Animals Strike Curious Poses

Animals Strike Curious Poses

Summary

Beginning with Yuka, a 39,000-year-old mummified woolly mammoth recently found in the Siberian permafrost, each of the sixteen essays in Animals Strike Curious Poses investigates a different famous animal named and immortalised by humans. Here are the starling that inspired Mozart with its song, Darwin’s tortoise Harriet, and in an extraordinary essay, Jumbo the elephant (and how they tried to electrocute him). Modelled loosely on a medieval bestiary, these witty , playful, provocative essays traverse history, myth, science and more, introducing a stunning new writer to British readers.

Reviews

  • I’ve spent decades reading books on the roles animals play in human cultures, but none have ever made me think, and feel, as much as this one.

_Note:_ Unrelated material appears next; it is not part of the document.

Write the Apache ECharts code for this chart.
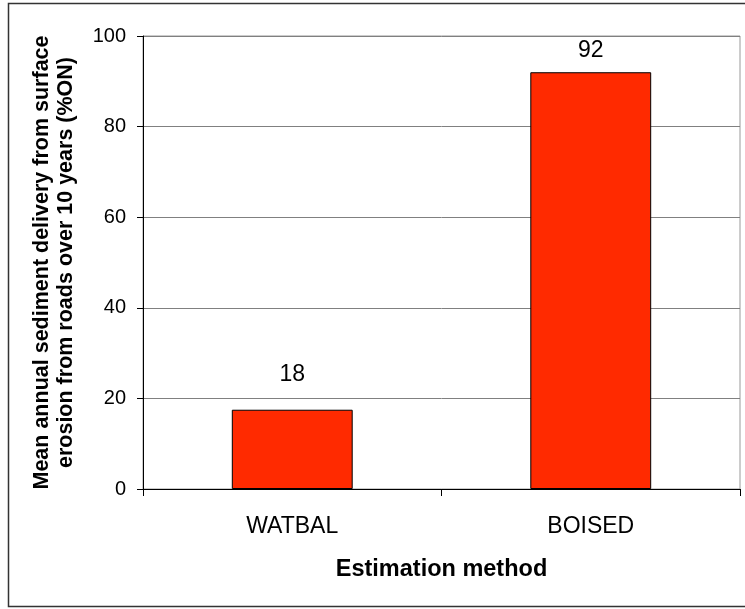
<!DOCTYPE html>
<html>
<head>
<meta charset="utf-8">
<script src="https://cdn.jsdelivr.net/npm/echarts@6/dist/echarts.min.js"></script>
<style>html,body{margin:0;padding:0;background:#fff}#c{width:745px;height:609px}</style>
</head>
<body>
<div id="c"></div>
<script>
const categories = ['WATBAL', 'BOISED'];
const values = [17.5, 92];
const valueLabels = ['18', '92'];
const labelGaps = [24, 10];
const yTicks = [0, 20, 40, 60, 80, 100];

const chart = echarts.init(document.getElementById('c'));
const font = '"Liberation Sans", Arial, sans-serif';
chart.setOption({
  animation: false,
  backgroundColor: '#fff',
  textStyle: { fontFamily: font },
  graphic: [{
    type: 'rect', shape: { x: 8.5, y: 3.5, width: 760, height: 603 },
    style: { fill: 'none', stroke: '#333', lineWidth: 1.5 }, silent: true, z: 100
  }],
  grid: { left: 143, top: 36, right: 5, bottom: 120, show: true, borderColor: '#999', borderWidth: 1, backgroundColor: 'transparent' },
  xAxis: {
    type: 'category', data: categories,
    name: 'Estimation method', nameLocation: 'middle', nameGap: 69,
    nameTextStyle: { fontSize: 23.5, fontWeight: 'bold', color: '#000', fontFamily: font },
    axisLine: { lineStyle: { color: '#000', width: 1 } },
    axisTick: { show: true, length: 7, lineStyle: { color: '#000' } },
    axisLabel: { fontSize: 23, color: '#000', margin: 26, fontFamily: font }
  },
  yAxis: {
    type: 'value', min: yTicks[0], max: yTicks[yTicks.length - 1], interval: 20,
    name: 'Mean annual sediment delivery from surface\nerosion from roads over 10 years (%ON)',
    nameLocation: 'middle', nameGap: 65,
    nameTextStyle: { fontSize: 21.5, fontWeight: 'bold', color: '#000', lineHeight: 24, fontFamily: font },
    axisLine: { show: true, lineStyle: { color: '#000', width: 1 } },
    axisTick: { show: true, length: 6, lineStyle: { color: '#000' } },
    axisLabel: { fontSize: 20, color: '#000', margin: 17, fontFamily: font },
    splitLine: { show: true, lineStyle: { color: '#808080', width: 1 } }
  },
  series: [{
    type: 'bar',
    barWidth: '40.5%',
    data: values.map((v, i) => ({ value: v, label: { distance: labelGaps[i] } })),
    itemStyle: { color: '#ff2a00', borderColor: '#000', borderWidth: 1 },
    label: {
      show: true, position: 'top', fontSize: 23, color: '#000', fontFamily: font,
      formatter: p => valueLabels[p.dataIndex]
    }
  }]
});
</script>
</body>
</html>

It’s a devastating meditation on our relationship to the natural world. It might be the best book on animals I’ve ever read. It’s also the only one that’s made me laugh out loud.
    Helen Macdonald, New York Times Book Review

About the author

Elena Passarello

Elena Passarello is an actor, writer and recipient of a 2015 Whiting Fellowship in non-fiction. Her first collection of essays, Let Me Clear My Throat, won the gold medal for nonfiction at the 2013 Independent Publisher Awards. Her essays on performance, pop culture and the natural world have appeared in Oxford American, Slate, Creative Nonfiction and the Iowa Review. She lives in Corvallis, Oregon.